▶ **TASK INSTRUCTIONS**: State the number of lines below in which the word "diagram" appears. Nothing else belongs in the answer.

▶ **Source code of charts**:
=======
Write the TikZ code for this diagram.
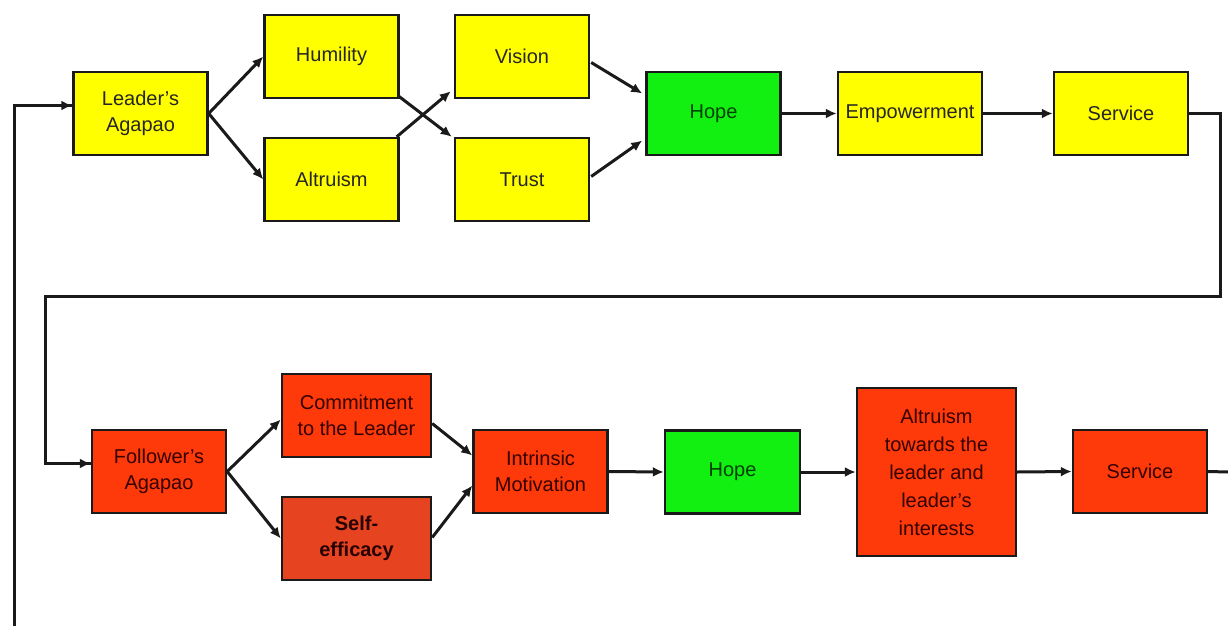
\documentclass[tikz,border=0pt]{standalone}
\usepackage{fontspec}
\setmainfont{Liberation Sans}
\usetikzlibrary{arrows.meta}
\definecolor{ybox}{HTML}{FFFF00}
\definecolor{gbox}{HTML}{11F011}
\definecolor{rbox}{HTML}{FF3A0A}
\definecolor{rbox2}{HTML}{E64420}
\definecolor{edge}{HTML}{1A1A1A}
\tikzset{
  box/.style={draw=edge, line width=2.4pt, inner sep=0pt, align=center,
    font=\fontsize{20}{26}\selectfont, text=black!85},
  wide/.style={box, minimum width=134pt, minimum height=83pt},
  yel/.style={wide, fill=ybox},
  grn/.style={wide, fill=gbox, text=black!75!green},
  red/.style={wide, fill=rbox, text=black!80!red},
  conn/.style={draw=edge, line width=3pt, -{Latex[length=11pt,width=10pt]}},
  plain/.style={draw=edge, line width=3pt}
}
\begin{document}
\begin{tikzpicture}[x=1pt,y=-1pt]
\useasboundingbox (0,0) rectangle (1228,626);
% top row
\node[yel] (la) at (140.5,113.5) {Leader’s\\Agapao};
\node[yel] (hu) at (331.5,56.5) {Humility};
\node[yel] (al) at (331.5,179.5) {Altruism};
\node[yel] (vi) at (522,56.5) {Vision};
\node[yel] (tr) at (522,179.5) {Trust};
\node[grn] (ho) at (713.5,113.5) {Hope};
\node[yel, minimum width=144pt] (em) at (910,113.5) {Empowerment};
\node[yel] (se) at (1121,113.5) {Service};
% bottom row
\node[red] (fa) at (159,471.5) {Follower’s\\Agapao};
\node[red, minimum width=149pt] (co) at (356.5,415.5) {Commitment\\to the Leader};
\node[wide, fill=rbox2, minimum width=149pt, text=black!85!red, font=\fontsize{20}{26}\selectfont\bfseries] (sf) at (356.5,538.5) {Self-\\efficacy};
\node[red] (im) at (540.5,471.5) {Intrinsic\\Motivation};
\node[grn, minimum width=135pt] (h2) at (732.5,472) {Hope};
\node[red, minimum width=159pt, minimum height=168pt, font=\fontsize{20}{28}\selectfont] (at) at (936.5,472) {Altruism\\towards the\\leader and\\leader’s\\interests};
\node[red] (s2) at (1140,471.5) {Service};
% coordinates for loops
\coordinate (rt) at (1220,296);
\coordinate (lt) at (45,296);
\coordinate (ll) at (14,626);
\coordinate (re) at (1228,472);
% top connectors
\draw[conn] (la.east) -- (hu.west);
\draw[conn] (la.east) -- (al.west);
\draw[conn] ([xshift=-1pt,yshift=3pt]hu.south east) -- ([xshift=-2pt]tr.north west);
\draw[conn] ([xshift=-3pt]al.north east) -- ([xshift=-3pt,yshift=8pt]vi.south west);
\draw[conn] ([xshift=1pt,yshift=-6pt]vi.east) -- ([xshift=-3pt,yshift=20pt]ho.west);
\draw[conn] ([xshift=1pt,yshift=3pt]tr.east) -- ([xshift=-3pt,yshift=-27pt]ho.west);
\draw[conn] (ho.east) -- (em.west);
\draw[conn] (em.east) -- (se.west);
% feedback loops
\draw[plain] (se.east) -| (rt) -- (lt) |- ([yshift=8pt]fa.west) coordinate (faIn);
\draw[conn] ([xshift=-30pt]faIn) -- (faIn);
\draw[plain] (ll) |- ([yshift=8pt]la.west) coordinate (laIn);
\draw[conn] ([xshift=-30pt]laIn) -- (laIn);
% bottom connectors
\draw[conn] (fa.east) -- ([yshift=-4pt]co.west);
\draw[conn] (fa.east) -- (sf.west);
\draw[conn] ([yshift=-8pt]co.east) -- ([yshift=16pt]im.west);
\draw[conn] ([yshift=1pt]sf.east) -- ([yshift=-14pt]im.west);
\draw[conn] (im.east) -- (h2.west);
\draw[conn] (h2.east) -- (at.west);
\draw[conn] (at.east) -- (s2.west);
\draw[plain] (s2.east) -- (re);
\end{tikzpicture}
\end{document}
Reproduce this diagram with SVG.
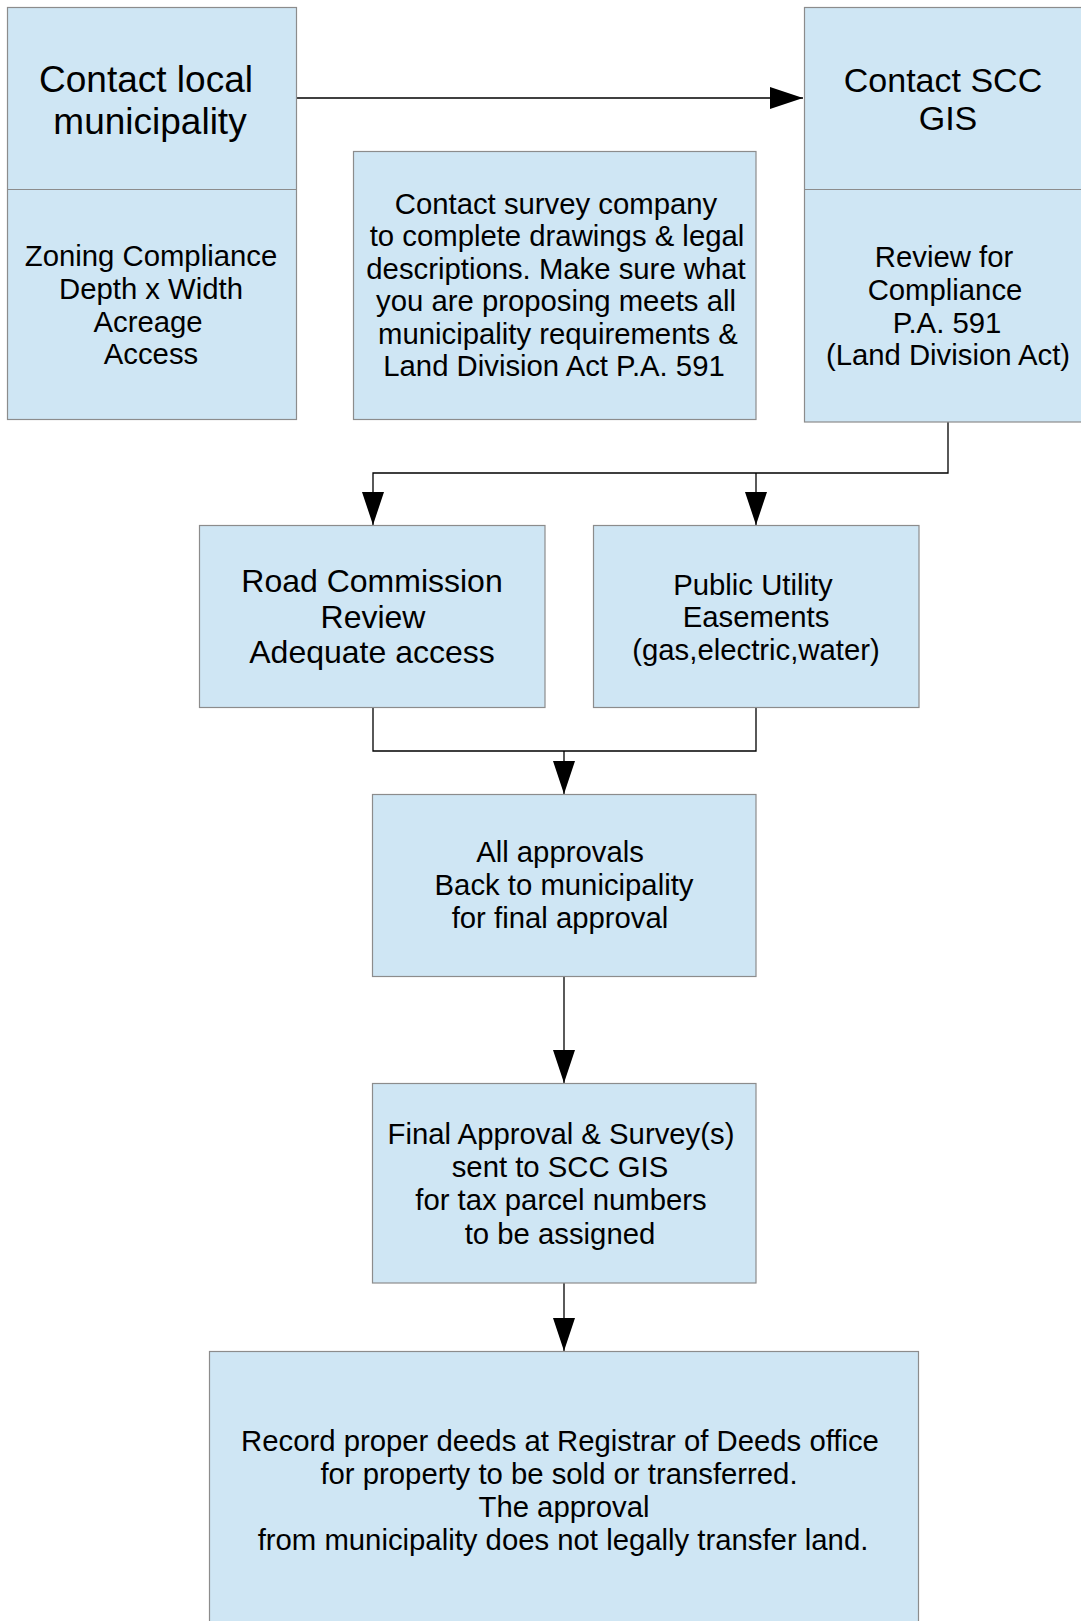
<svg xmlns="http://www.w3.org/2000/svg" width="1081" height="1621" viewBox="0 0 1081 1621">
<style>
.box{fill:#cfe6f4;stroke:#8c8c8c;stroke-width:1.2}
.div{stroke:#8c8c8c;stroke-width:1.2;fill:none}
text{font-family:"Liberation Sans",Arial,sans-serif;fill:#000;text-anchor:middle}
.t37{font-size:37px}
.t34{font-size:34px}
.t32{font-size:32px}
.t29{font-size:29.3px}
.conn{fill:none;stroke:#000;stroke-width:1.3}
</style>
<defs>
<marker id="ah" markerUnits="userSpaceOnUse" markerWidth="34" markerHeight="22" refX="33" refY="11" orient="auto" viewBox="0 0 34 22">
<path d="M0,0 L33,11 L0,22 z" fill="#000"/>
</marker>
</defs>
<rect width="1081" height="1621" fill="#fff"/>
<g id="connectors">
<path class="conn" d="M296,98 H803" marker-end="url(#ah)"/>
<path class="conn" d="M948,422 V473 H373 V525" marker-end="url(#ah)"/>
<path class="conn" d="M756,473 V525" marker-end="url(#ah)"/>
<path class="conn" d="M373,708 V751 H756 V708"/>
<path class="conn" d="M564,751 V794" marker-end="url(#ah)"/>
<path class="conn" d="M564,977 V1083" marker-end="url(#ah)"/>
<path class="conn" d="M564,1283 V1351" marker-end="url(#ah)"/>
</g>
<g id="node-contact-municipality">
<rect class="box" x="7.5" y="7.5" width="289" height="412"/>
<line class="div" x1="7.5" y1="189.5" x2="296.5" y2="189.5"/>
<text class="t37"><tspan x="146" y="92">Contact local</tspan><tspan x="150" y="134">municipality</tspan></text>
<text class="t29"><tspan x="151" y="266">Zoning Compliance</tspan><tspan x="151" y="298.5">Depth x Width</tspan><tspan x="148" y="331.5">Acreage</tspan><tspan x="151" y="364">Access</tspan></text>
</g>
<g id="node-contact-scc-gis">
<rect class="box" x="804.5" y="7.5" width="300" height="414.5"/>
<line class="div" x1="804.5" y1="189.5" x2="1081" y2="189.5"/>
<text class="t34"><tspan x="943" y="92">Contact SCC</tspan><tspan x="948" y="130">GIS</tspan></text>
<text class="t29"><tspan x="944" y="267">Review for</tspan><tspan x="945" y="299.5">Compliance</tspan><tspan x="947" y="332.5">P.A. 591</tspan><tspan x="948" y="365">(Land Division Act)</tspan></text>
</g>
<g id="node-survey-company">
<rect class="box" x="353.5" y="151.5" width="402.5" height="268"/>
<text class="t29"><tspan x="556" y="213.5">Contact survey company</tspan><tspan x="557" y="246">to complete drawings &amp; legal</tspan><tspan x="556" y="278.5">descriptions. Make sure what</tspan><tspan x="556" y="311">you are proposing meets all</tspan><tspan x="558" y="343.5">municipality requirements &amp;</tspan><tspan x="554" y="376">Land Division Act P.A. 591</tspan></text>
</g>
<g id="node-road-commission">
<rect class="box" x="199.5" y="525.5" width="345.5" height="182"/>
<text class="t32"><tspan x="372" y="592">Road Commission</tspan><tspan x="373" y="627.5">Review</tspan><tspan x="372" y="663">Adequate access</tspan></text>
</g>
<g id="node-public-utility">
<rect class="box" x="593.5" y="525.5" width="325.5" height="182"/>
<text class="t29"><tspan x="753" y="594.5">Public Utility</tspan><tspan x="756" y="626.5">Easements</tspan><tspan x="756" y="660">(gas,electric,water)</tspan></text>
</g>
<g id="node-all-approvals">
<rect class="box" x="372.5" y="794.5" width="383.5" height="182"/>
<text class="t29"><tspan x="560" y="862">All approvals</tspan><tspan x="564" y="895">Back to municipality</tspan><tspan x="560" y="928">for final approval</tspan></text>
</g>
<g id="node-final-approval">
<rect class="box" x="372.5" y="1083.5" width="383.5" height="199.5"/>
<text class="t29"><tspan x="561" y="1144">Final Approval &amp; Survey(s)</tspan><tspan x="560" y="1177">sent to SCC GIS</tspan><tspan x="561" y="1210">for tax parcel numbers</tspan><tspan x="560" y="1243.5">to be assigned</tspan></text>
</g>
<g id="node-record-deeds">
<rect class="box" x="209.5" y="1351.5" width="709" height="300"/>
<text class="t29"><tspan x="560" y="1451">Record proper deeds at Registrar of Deeds office</tspan><tspan x="559" y="1484">for property to be sold or transferred.</tspan><tspan x="564" y="1517">The approval</tspan><tspan x="563" y="1550">from municipality does not legally transfer land.</tspan></text>
</g>
</svg>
=======
▶ **THE RESPONSE**: 2